Replacing the system fans with an internal and external manifold, Lenovo kit pumps water into the rear of the server and through direct attached heat-sinks on the CPUs, RAM and other on-board components. Water enters at around 45°C, leaving approximately 10°C warmer through heat transfer.

Lenovo says that the design allows for easy installation and removal of servers. Crucially, it also allows for six chassis per rack, saving space and energy. 

To deploy the project, Lenovo partnered with Mellanox and OCF, with plans to further roll out the system to the University’s central ‘BlueBear’ high-performance computing cloud service that is used for private research.

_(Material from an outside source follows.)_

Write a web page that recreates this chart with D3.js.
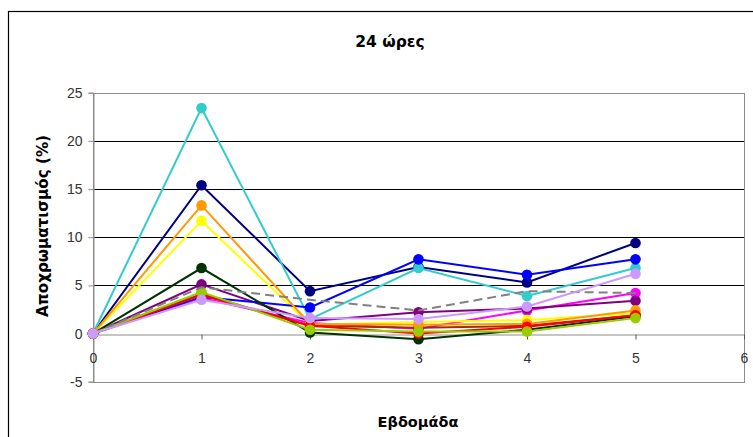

“We’re constantly experimenting with new technologies to improve the service we deliver to users. This project will allow us to manage 85 percent of the heat recovery from a single 30 kW rack leaving just 4.5kW of unrecovered heat in the data centre,” Simon Thompson, research computing specialist at the University, said.

He continued: “In addition, we are looking at adding a rear door heat exchanger to the system, which will capture this remaining heat and mean that we will need almost no air cooling for HPC research equipment. Although this has been a small deployment, we’ve been working with Lenovo and Mellanox to qualify new technology into the systems to meet our requirements.”

Guy England, DCG director for Lenovo UK & Ireland, added: “We work with businesses and universities across the globe to help them achieve operational efficiencies through IT. This project has been a true collaboration between The University of Birmingham, OCF, Mellanox and Lenovo – giving us the ability to deploy innovative water-cooling technologies which deliver significant operational cost savings to the University. Following the initial success of this unique project, we are currently in discussions to expand the solution and grow the University’s current data centre.”